## Task
Scan the data for lines with "diagram" and report the count by itself.
>> begin Supplied data
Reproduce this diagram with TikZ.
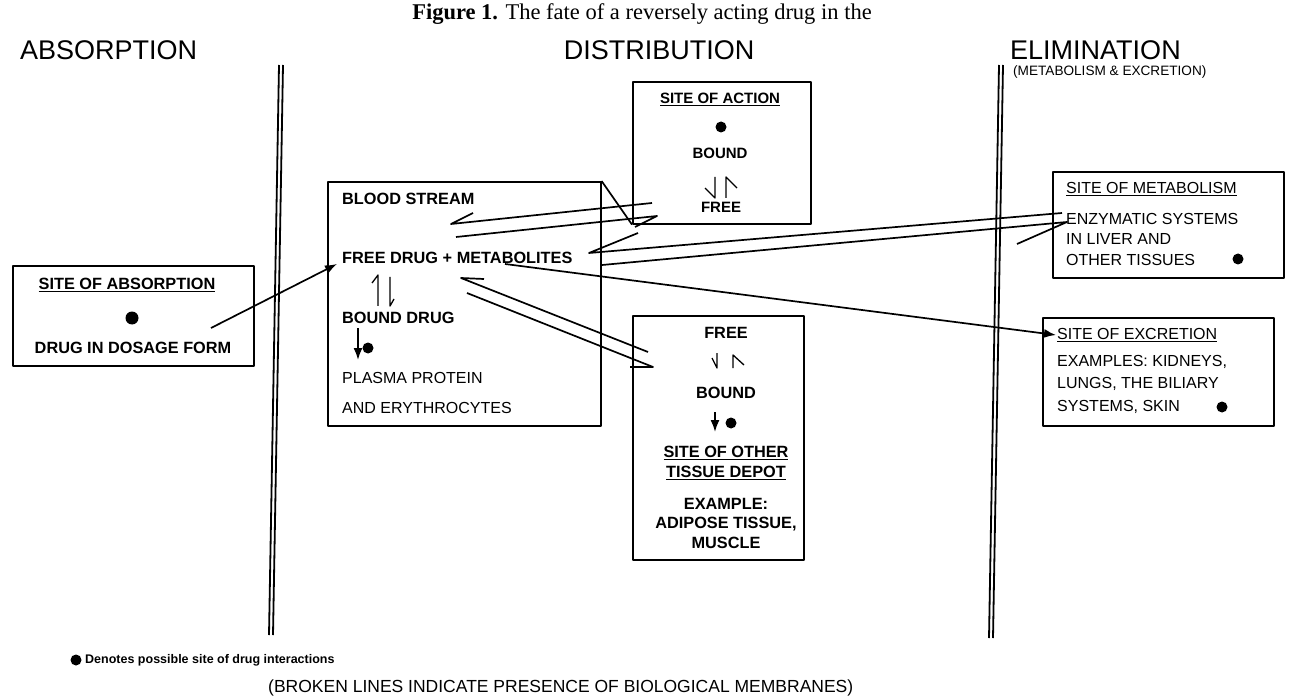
\documentclass[tikz,border=0pt]{standalone}
\usepackage{fontspec}
\setmainfont{Liberation Sans}
\newfontfamily\capfont{Liberation Serif}
\usetikzlibrary{arrows.meta}

\tikzset{
  box/.style={draw, line width=1.6pt, anchor=north west, inner sep=0pt},
  bigtxt/.style={font=\fontsize{27pt}{30pt}\selectfont, inner sep=0pt},
  txt/.style={font=\fontsize{16pt}{20.5pt}\selectfont, inner sep=0pt},
  btxt/.style={font=\fontsize{16.3pt}{20pt}\selectfont\bfseries, inner sep=0pt},
  sbtxt/.style={font=\fontsize{15pt}{18pt}\selectfont\bfseries, inner sep=0pt},
  dot/.style={circle, fill, inner sep=0pt, minimum size=11pt},
  link/.style={line width=1.7pt},
  harp/.style={line width=1.3pt},
  arr/.style={line width=1.7pt, -{Latex[length=12pt,width=9pt]}},
  membrane/.style={line width=1.8pt}
}

\begin{document}
\begin{tikzpicture}[x=1pt, y=-1pt, line join=round]
\useasboundingbox (0,0) rectangle (1297,700);

% headings
\node[font=\capfont\fontsize{22.5pt}{24pt}\selectfont, inner sep=0pt] (title) at (642,14)
  {\textbf{Figure 1.} The fate of a reversely acting drug in the};
\node[bigtxt, anchor=west] (hAbs) at (20,50) {ABSORPTION};
\node[bigtxt] (hDist) at (659,50) {DISTRIBUTION};
\node[bigtxt, anchor=west] (hElim) at (1010,50) {ELIMINATION};
\node[font=\fontsize{13.6pt}{16pt}\selectfont, inner sep=0pt, anchor=west] (hElimSub) at (1013,72)
  {(METABOLISM \& EXCRETION)};

% membranes
\coordinate (memAtop) at (281,65);
\coordinate (memAbot) at (271,635);
\coordinate (memEtop) at (1001,65);
\coordinate (memEbot) at (991,638);
\foreach \s in {-2,2}{
  \draw[membrane] ([xshift=\s pt]memAtop) -- ([xshift=\s pt]memAbot);
  \draw[membrane] ([xshift=\s pt]memEtop) -- ([xshift=\s pt]memEbot);
}

% compartments
\node[box, minimum width=241pt, minimum height=100pt] (absBox) at (12,265) {};
\node[box, minimum width=273pt, minimum height=244pt] (bloodBox) at (327,181) {};
\node[box, minimum width=178pt, minimum height=142pt] (actBox) at (632,81) {};
\node[box, minimum width=171pt, minimum height=244pt] (depotBox) at (632,315) {};
\node[box, minimum width=231pt, minimum height=106pt] (metBox) at (1052,171) {};
\node[box, minimum width=231pt, minimum height=108pt] (excBox) at (1042,317) {};

% site of absorption
\node[btxt] (absTitle) at (127,285) {\underline{SITE OF ABSORPTION}};
\node[dot, minimum size=13pt] (absDot) at (132,318) {};
\node[btxt] (absForm) at (133,348) {DRUG IN DOSAGE FORM};

% blood stream
\node[btxt, anchor=west] (blood) at (342,199) {BLOOD STREAM};
\node[btxt, anchor=west] (freeDrug) at (342,258) {FREE DRUG + METABOLITES};
\node[btxt, anchor=west] (boundDrug) at (342,318) {BOUND DRUG};
\node[txt, anchor=west] (plasma) at (342,378) {PLASMA PROTEIN};
\node[txt, anchor=west] (erythro) at (342,408) {AND ERYTHROCYTES};
\node[dot] (bloodDot) at (368,348) {};
\draw[harp] (378,306) -- (378,275) -- (372,283);
\draw[harp] (390,277) -- (390,306) -- (394,299);
\draw[arr] (358,328) -- (358,360);

% site of action
\node[sbtxt] (actTitle) at (720,99) {\underline{SITE OF ACTION}};
\node[dot] (actDot) at (721,127) {};
\node[sbtxt] (actBound) at (720,153) {BOUND};
\node[sbtxt] (actFree) at (721,207) {FREE};
\draw[harp] (715,177) -- (715,198) -- (705,188);
\draw[harp] (726,198) -- (726,177) -- (737,188);

% other tissue depot
\node[btxt] (depFree) at (726,333) {FREE};
\draw[harp] (717,353) -- (717,368) -- (712,358);
\draw[harp] (733,368) -- (733,355) -- (744,365);
\node[btxt] (depBound) at (726,393) {BOUND};
\draw[arr] (715,412) -- (715,432);
\node[dot] (depDot) at (731,423) {};
\node[btxt, align=center] (depTitle) at (726,463) {\underline{SITE OF OTHER}\\\underline{TISSUE DEPOT}};
\node[btxt, font=\fontsize{16.3pt}{19.5pt}\selectfont\bfseries, align=center] (depEx) at (726,523)
  {EXAMPLE:\\ADIPOSE TISSUE,\\MUSCLE};

% site of metabolism
\node[txt, anchor=west] (metTitle) at (1066,189) {\underline{SITE OF METABOLISM}};
\node[txt, anchor=west, align=left] (metText) at (1066,239) {ENZYMATIC SYSTEMS\\IN LIVER AND\\OTHER TISSUES};
\node[dot] (metDot) at (1238,259) {};

% site of excretion
\node[txt, anchor=west] (excTitle) at (1057,335) {\underline{SITE OF EXCRETION}};
\node[txt, font=\fontsize{16pt}{22.5pt}\selectfont, anchor=west, align=left] (excText) at (1057,384)
  {EXAMPLES: KIDNEYS,\\LUNGS, THE BILIARY\\SYSTEMS, SKIN};
\node[dot] (excDot) at (1222,407) {};

% transfer lines
\coordinate (absOut) at (211,328);
\coordinate (bsIn) at (337,264);
\coordinate (actOut) at (652,203);
\coordinate (bsBack) at (451,224);
\coordinate (bsToAct) at (456,237);
\coordinate (actIn) at (657,216);
\coordinate (metOut) at (1062,213);
\coordinate (bsFromMet) at (589,253);
\coordinate (bsToMet) at (602,265);
\coordinate (metIn) at (1067,222);
\coordinate (bsToExc) at (505,264);
\coordinate (excIn) at (1056,335);
\coordinate (depOut) at (648,352);
\coordinate (bsFromDep) at (461,278);
\coordinate (bsToDep) at (467,293);
\coordinate (depIn) at (653,367);

\draw[arr] (absOut) -- (bsIn);
\draw[link] (actOut) -- (bsBack) -- ++(22,-11);
\draw[link] (bsToAct) -- (actIn) -- ++(-22,11);
\draw[link] (bloodBox.north east) -- (actBox.south west);
\draw[link] (metOut) -- (bsFromMet) -- ++(49,-20);
\draw[link] (bsToMet) -- (metIn) -- ++(-50,22);
\draw[arr] (bsToExc) -- (excIn);
\draw[link] (depOut) -- (bsFromDep) -- ++(23,1);
\draw[link] (bsToDep) -- (depIn) -- ++(-23,0);

% key
\node[dot] (keyDot) at (76,660) {};
\node[font=\fontsize{12.5pt}{15pt}\selectfont\bfseries, anchor=west, inner sep=0pt] (keyText) at (85,660)
  {Denotes possible site of drug interactions};
\node[font=\fontsize{17.5pt}{20pt}\selectfont, anchor=west, inner sep=0pt] (noteText) at (268,688)
  {(BROKEN LINES INDICATE PRESENCE OF BIOLOGICAL MEMBRANES)};
\end{tikzpicture}
\end{document}
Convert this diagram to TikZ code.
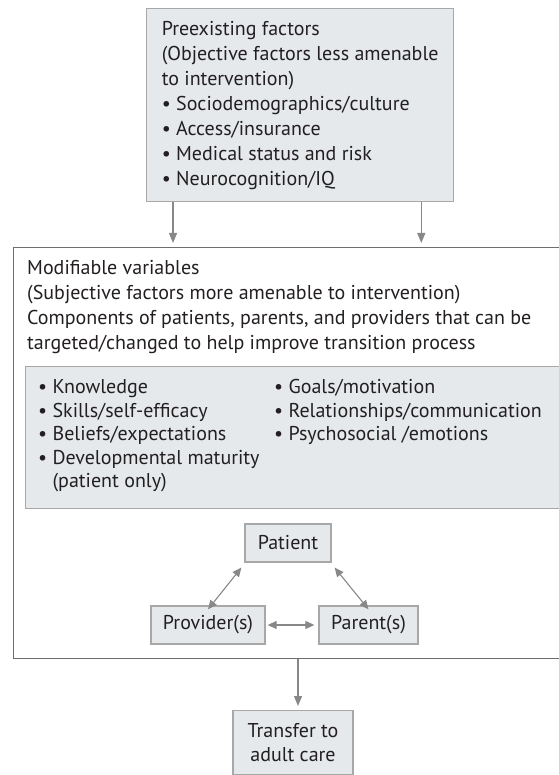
\documentclass[tikz,border=0pt]{standalone}
\usepackage{fontspec}
\setmainfont{PT Sans}
\usetikzlibrary{arrows.meta}
\definecolor{boxfill}{HTML}{E5E9EC}
\definecolor{boxline}{HTML}{A8A8A8}
\definecolor{frameline}{HTML}{6E6E6E}
\definecolor{arrowgray}{HTML}{888888}
\definecolor{ink}{HTML}{231F20}
\tikzset{
  graybox/.style={draw=boxline, fill=boxfill, line width=1.3pt, text=ink},
  framebox/.style={draw=frameline, line width=1.4pt},
  plain/.style={text=ink, inner sep=0pt, align=left},
  arr/.style={draw=arrowgray, line width=1.2pt, -{Triangle[length=10pt,width=8pt]}},
  dblarr/.style={draw=arrowgray, line width=1.1pt, {Triangle[length=9pt,width=8pt]}-{Triangle[length=9pt,width=8pt]}}
}
\begin{document}
\begin{tikzpicture}[x=1pt,y=-1pt,font=\fontsize{20}{25}\selectfont]
  \useasboundingbox (0,0) rectangle (558,775);
  \draw
    (146,8) node[graybox, anchor=north west, minimum width=307, minimum height=193,
      inner xsep=12pt, align=left] (pre)
      {Preexisting factors\\
       (Objective factors less amenable\\
       to intervention)\\
       • Sociodemographics/culture\\
       • Access/insurance\\
       • Medical status and risk\\
       • Neurocognition/IQ}
    (13,247) node[framebox, anchor=north west, minimum width=560, minimum height=411] (mod) {}
    (27,260.5) node[plain, anchor=north west] (modtext)
      {Modifiable variables\\
       (Subjective factors more amenable to intervention)\\
       Components of patients, parents, and providers that can be\\
       targeted/changed to help improve transition process}
    (25,366) node[graybox, anchor=north west, minimum width=550, minimum height=142] (items) {}
    (38,379.5) node[plain, anchor=north west, font=\fontsize{20}{23.5}\selectfont] (itemsleft)
      {• Knowledge\\
       • Skills/self-efficacy\\
       • Beliefs/expectations\\
       • Developmental maturity\\
       \phantom{• }(patient only)}
    (274,379.5) node[plain, anchor=north west, font=\fontsize{20}{23.5}\selectfont] (itemsright)
      {• Goals/motivation\\
       • Relationships/communication\\
       • Psychosocial /emotions}
    (288,543) node[graybox, minimum width=86, minimum height=38] (patient) {Patient}
    (208,625) node[graybox, minimum width=114, minimum height=38] (provider) {Provider(s)}
    (368.5,625) node[graybox, minimum width=99, minimum height=38] (parent) {Parent(s)}
    (293,710) node[graybox, anchor=north, minimum width=120, inner ysep=13pt,
      align=center, font=\fontsize{20}{24}\selectfont] (transfer)
      {Transfer to\\adult care};
  \begin{scope}[arr, shorten >=4pt]
    \draw ([xshift=27]pre.south west) to ([xshift=27]pre.south west |- mod.north);
    \draw ([xshift=-33]pre.south east) to ([xshift=-33]pre.south east |- mod.north);
    \draw ([xshift=5]transfer.north |- mod.south) to ([xshift=5]transfer.north);
  \end{scope}
  \begin{scope}[dblarr]
    \draw ([shift={(-3,5)}]patient.south west) to ([yshift=-4]provider.north);
    \draw ([shift={(3,5)}]patient.south east) to ([yshift=-4]parent.north);
    \draw ([xshift=2]provider.east) to ([xshift=-4]parent.west);
  \end{scope}
\end{tikzpicture}
\end{document}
>> end Supplied data
## Output
2